On peut saluer dans Historien à l’âge numérique la clairvoyance du chercheur qui pose des questions fondamentales (et pas toujours résolues) sur le numérique comme archive. Il incombe d’inventer, pour plusieurs caractéristiques de cette source, une nouvelle critique, même si elle s’inscrit dans une continuité avec les méthodes existantes, voire dans une « tension entre radicale nouveauté et continuité ». Ph. Rygiel propose finalement une histoire immédiate des premières appropriations historiennes du numérique.
Il nous fait prendre conscience de l’ampleur des changements en termes d’instruments à la disposition des historiens pour leurs recherches, qui nous apparaissent aujourd’hui évidents et acquis ; ils permettent de nouveaux questionnements. Ph. Rygiel mentionne à titre d’illustration la vaste masse de documentation, numérisée et numérique, que l’historien peut désormais très facilement consulter. En conséquence, certains avancent que le « numérique viendrait ici au secours de l’histoire problème et de l’histoire comparée en les rendant enfin matériellement possibles ».

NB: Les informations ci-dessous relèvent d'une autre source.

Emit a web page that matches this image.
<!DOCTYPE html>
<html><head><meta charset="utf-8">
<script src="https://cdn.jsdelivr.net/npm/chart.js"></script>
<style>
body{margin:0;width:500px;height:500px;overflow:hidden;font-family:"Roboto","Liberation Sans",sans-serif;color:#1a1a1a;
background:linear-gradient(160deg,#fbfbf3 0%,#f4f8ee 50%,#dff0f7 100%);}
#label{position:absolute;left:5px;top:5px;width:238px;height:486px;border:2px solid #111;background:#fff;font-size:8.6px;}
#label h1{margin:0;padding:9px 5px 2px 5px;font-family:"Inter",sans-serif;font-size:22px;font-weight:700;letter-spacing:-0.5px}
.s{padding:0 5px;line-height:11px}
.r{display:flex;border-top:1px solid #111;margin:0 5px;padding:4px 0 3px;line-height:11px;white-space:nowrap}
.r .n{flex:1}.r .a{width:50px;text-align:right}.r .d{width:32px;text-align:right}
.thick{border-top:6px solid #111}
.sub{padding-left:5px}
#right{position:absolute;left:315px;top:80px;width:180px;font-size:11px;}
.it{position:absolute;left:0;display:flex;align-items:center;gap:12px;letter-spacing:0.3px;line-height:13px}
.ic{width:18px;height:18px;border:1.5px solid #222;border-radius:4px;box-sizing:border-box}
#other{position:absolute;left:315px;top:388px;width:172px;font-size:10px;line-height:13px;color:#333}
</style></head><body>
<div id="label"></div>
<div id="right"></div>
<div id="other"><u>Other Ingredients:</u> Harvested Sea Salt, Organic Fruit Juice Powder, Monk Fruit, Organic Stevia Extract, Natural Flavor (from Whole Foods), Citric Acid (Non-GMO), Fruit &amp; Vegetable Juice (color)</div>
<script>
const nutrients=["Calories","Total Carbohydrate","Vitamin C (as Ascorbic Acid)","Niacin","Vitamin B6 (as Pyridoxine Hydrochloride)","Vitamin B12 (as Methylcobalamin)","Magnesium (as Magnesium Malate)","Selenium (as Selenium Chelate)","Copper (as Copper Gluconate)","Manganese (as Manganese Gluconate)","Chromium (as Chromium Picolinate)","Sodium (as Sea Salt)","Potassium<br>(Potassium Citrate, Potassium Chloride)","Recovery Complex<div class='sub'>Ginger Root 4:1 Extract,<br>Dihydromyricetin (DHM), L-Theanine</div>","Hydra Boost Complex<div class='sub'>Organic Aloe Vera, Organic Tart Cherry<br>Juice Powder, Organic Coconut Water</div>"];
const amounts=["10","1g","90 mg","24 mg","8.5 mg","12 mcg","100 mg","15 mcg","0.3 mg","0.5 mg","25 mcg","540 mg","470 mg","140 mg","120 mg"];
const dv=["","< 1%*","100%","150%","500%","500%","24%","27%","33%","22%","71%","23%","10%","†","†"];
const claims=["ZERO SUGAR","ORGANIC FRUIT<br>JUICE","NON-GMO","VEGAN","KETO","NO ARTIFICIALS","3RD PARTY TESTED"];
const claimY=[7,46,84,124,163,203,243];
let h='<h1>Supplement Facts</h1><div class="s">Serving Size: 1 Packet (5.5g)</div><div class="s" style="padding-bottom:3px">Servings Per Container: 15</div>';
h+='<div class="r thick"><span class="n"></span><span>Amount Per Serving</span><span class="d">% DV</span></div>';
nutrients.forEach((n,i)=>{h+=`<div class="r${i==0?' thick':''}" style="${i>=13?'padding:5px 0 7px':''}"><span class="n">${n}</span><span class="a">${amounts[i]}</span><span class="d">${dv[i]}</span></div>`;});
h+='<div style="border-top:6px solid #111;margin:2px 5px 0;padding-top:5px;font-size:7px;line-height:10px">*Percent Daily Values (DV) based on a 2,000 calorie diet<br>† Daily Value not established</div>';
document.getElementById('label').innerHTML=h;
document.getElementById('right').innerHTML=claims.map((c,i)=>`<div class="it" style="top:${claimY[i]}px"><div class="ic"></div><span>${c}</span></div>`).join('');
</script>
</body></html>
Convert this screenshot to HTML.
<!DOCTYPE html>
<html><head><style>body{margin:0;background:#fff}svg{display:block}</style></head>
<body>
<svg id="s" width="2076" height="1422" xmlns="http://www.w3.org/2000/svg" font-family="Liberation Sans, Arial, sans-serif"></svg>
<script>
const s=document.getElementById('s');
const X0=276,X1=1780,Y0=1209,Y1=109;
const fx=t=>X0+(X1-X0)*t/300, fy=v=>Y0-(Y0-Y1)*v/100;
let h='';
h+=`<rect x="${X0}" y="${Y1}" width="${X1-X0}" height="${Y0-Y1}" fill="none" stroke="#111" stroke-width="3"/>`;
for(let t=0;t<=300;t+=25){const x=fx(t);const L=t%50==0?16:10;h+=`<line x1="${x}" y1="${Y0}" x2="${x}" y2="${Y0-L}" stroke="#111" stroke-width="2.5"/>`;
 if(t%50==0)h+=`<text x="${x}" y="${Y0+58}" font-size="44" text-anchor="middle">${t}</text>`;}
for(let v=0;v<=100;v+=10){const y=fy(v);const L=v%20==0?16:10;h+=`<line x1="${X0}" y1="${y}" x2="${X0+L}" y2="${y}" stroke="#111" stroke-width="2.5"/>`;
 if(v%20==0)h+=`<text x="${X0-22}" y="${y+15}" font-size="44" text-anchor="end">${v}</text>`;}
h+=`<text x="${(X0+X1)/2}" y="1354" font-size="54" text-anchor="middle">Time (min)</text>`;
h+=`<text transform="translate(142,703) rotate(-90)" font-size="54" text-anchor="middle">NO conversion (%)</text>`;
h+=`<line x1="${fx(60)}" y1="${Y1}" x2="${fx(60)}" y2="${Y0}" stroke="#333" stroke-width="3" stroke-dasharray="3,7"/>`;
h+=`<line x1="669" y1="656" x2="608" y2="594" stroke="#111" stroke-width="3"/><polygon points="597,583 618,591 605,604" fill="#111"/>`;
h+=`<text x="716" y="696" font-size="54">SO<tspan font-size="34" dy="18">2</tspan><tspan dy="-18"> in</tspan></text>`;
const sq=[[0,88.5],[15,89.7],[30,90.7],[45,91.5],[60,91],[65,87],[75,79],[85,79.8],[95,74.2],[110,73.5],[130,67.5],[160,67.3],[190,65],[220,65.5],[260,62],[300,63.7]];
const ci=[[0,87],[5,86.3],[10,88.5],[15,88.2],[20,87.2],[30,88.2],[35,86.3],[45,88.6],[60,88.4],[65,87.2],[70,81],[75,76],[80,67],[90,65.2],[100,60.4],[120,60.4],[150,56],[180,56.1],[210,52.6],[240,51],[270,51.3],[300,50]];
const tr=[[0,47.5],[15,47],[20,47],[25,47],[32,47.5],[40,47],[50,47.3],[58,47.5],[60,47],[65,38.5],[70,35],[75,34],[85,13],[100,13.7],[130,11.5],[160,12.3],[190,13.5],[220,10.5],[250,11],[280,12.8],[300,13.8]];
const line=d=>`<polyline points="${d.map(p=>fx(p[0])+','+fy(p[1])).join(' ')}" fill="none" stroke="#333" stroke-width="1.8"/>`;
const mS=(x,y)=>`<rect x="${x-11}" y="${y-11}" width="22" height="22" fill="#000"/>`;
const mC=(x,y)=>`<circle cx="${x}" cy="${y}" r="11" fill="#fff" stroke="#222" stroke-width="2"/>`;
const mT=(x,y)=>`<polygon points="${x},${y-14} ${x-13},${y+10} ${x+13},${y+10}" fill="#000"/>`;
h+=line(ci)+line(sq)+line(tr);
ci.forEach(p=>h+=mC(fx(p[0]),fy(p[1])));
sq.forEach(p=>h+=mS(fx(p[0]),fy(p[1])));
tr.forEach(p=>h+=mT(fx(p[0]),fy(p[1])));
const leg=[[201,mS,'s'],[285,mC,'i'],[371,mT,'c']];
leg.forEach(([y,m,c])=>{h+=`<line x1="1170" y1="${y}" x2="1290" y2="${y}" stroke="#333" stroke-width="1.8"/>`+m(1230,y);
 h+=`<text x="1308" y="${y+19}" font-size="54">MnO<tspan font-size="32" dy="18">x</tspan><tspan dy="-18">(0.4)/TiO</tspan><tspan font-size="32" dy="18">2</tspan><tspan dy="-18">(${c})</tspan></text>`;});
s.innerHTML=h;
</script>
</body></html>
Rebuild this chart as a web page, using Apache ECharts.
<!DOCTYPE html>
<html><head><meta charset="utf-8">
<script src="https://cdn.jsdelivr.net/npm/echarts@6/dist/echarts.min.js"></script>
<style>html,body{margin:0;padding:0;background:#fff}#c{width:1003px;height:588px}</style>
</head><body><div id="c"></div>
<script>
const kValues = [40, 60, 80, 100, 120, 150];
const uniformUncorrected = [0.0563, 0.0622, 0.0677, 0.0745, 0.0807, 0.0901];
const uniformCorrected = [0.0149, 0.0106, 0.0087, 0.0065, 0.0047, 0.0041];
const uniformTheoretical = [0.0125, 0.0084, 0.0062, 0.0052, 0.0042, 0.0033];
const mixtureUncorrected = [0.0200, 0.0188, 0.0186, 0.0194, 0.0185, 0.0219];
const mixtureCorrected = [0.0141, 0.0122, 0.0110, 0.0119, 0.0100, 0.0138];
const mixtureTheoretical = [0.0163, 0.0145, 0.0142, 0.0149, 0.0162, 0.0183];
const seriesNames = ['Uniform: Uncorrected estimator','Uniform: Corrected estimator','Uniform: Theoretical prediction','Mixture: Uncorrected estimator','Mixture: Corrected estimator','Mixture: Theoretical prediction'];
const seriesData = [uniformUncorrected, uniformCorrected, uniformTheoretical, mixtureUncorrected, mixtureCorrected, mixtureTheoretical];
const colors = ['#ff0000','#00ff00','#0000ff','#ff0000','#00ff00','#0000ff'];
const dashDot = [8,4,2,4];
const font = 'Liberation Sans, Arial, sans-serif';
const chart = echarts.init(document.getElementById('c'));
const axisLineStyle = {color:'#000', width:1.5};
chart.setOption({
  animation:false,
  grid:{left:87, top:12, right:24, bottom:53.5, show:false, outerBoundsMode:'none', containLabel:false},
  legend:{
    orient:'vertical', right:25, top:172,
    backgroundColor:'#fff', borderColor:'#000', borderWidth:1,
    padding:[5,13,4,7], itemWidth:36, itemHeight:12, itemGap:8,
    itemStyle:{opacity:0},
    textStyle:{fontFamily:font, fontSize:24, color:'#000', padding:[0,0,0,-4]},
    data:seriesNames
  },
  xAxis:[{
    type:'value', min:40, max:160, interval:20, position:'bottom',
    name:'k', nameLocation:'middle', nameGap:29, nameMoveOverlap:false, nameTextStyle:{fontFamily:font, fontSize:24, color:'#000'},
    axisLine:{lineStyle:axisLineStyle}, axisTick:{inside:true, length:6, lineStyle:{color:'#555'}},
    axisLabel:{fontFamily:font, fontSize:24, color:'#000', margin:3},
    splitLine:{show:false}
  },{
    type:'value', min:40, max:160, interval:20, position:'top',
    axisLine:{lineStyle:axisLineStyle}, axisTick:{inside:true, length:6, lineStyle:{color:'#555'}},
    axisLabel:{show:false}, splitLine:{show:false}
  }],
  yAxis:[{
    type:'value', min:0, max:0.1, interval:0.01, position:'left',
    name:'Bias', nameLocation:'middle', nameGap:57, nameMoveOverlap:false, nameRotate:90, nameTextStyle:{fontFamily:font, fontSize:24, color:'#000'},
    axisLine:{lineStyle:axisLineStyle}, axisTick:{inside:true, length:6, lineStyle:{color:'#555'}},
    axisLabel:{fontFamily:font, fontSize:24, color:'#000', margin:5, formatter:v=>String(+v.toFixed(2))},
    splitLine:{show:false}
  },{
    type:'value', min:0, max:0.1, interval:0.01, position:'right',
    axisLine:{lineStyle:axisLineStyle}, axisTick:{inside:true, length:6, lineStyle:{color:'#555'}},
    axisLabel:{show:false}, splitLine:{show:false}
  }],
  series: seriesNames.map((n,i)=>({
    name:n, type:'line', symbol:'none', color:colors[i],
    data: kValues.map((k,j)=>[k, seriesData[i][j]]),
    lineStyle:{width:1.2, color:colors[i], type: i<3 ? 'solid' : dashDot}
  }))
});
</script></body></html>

La dimension socioculturelle de l’analyse du numérique proposée par Ph. Rygiel est à souligner. Outre la question de la formation des historiens, l’auteur insiste également sur la nécessaire reconnaissance de l’implication des historiens dans les projets et développements numériques pour leur progression de carrière, au même titre que l’enseignement, les tâches administratives et a fortiori la recherche – majoritairement évaluée via les publications. De même, il consacre d’intéressants passages aux enjeux liés à l’injonction à l’ouverture des données ; cette dernière remet en cause la position de l’historien comme expert d’un fonds précis.
Enfin, Philippe Rygiel livre un plaidoyer pour l’implication des chercheurs dans la définition de leurs futurs outils et ressources numériques, en lien avec les informaticiens, bibliothécaires et archivistes. Le développement des services aux chercheurs dans les bibliothèques académiques constitue une opportunité pour nouer et concrétiser de telles coopérations, par exemple autour de la gestion des données.